- Meleh-ye Shabanan Location within Iran
- Country: Iran
- Province: Lorestan
- County: Chegeni
- District: Central
- Rural District: Dowreh

Population (2016)
- • Total: 32
- Time zone: UTC+3:30 (IRST)

= Meleh-ye Shabanan =

Village in Lorestan province, Iran

Meleh-ye Shabanan (مله شبانان) (Note: Also romanized as Maleh Shabānān and Meleh-ye Shabānān; also known as Maleh Shabānān-e Yek and Mele Shabānān) is a village in Dowreh Rural District of the Central District (Note: Formerly Chegeni District) in Chegeni County, (Note: Formerly Dowreh County) Lorestan province, Iran.

==Demographics==
===Population===
At the time of the 2006 National Census, the village's population was 32 in six households, when it was in the former Dowreh-ye Chegeni District of Khorramabad County.
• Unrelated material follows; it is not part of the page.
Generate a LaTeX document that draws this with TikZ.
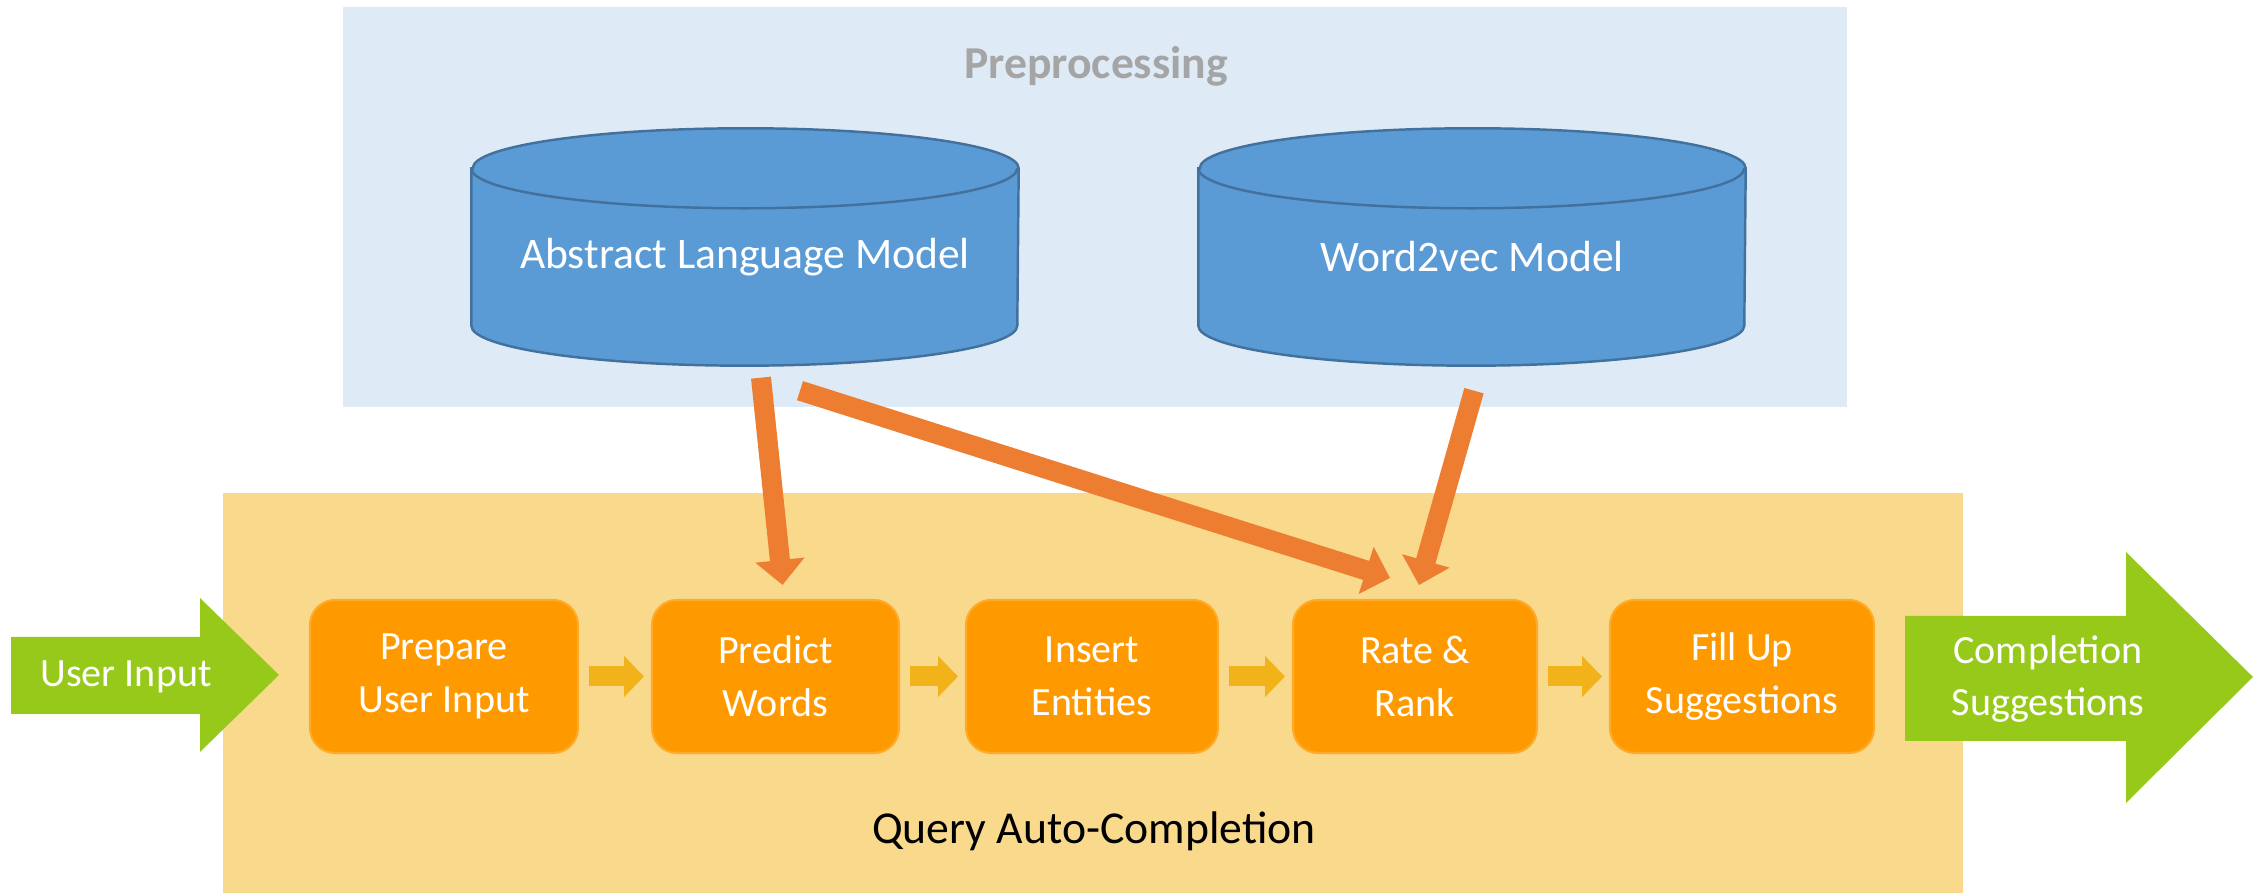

The following census in 2011 counted 37 people in 10 households, by which time the district had been separated from the county in the establishment of Dowreh County. (Note: Renamed Chegeni County) The rural district was transferred to the new Chegeni District. (Note: Renamed the Central District) The 2016 census measured the population of the village as 32 people in nine households.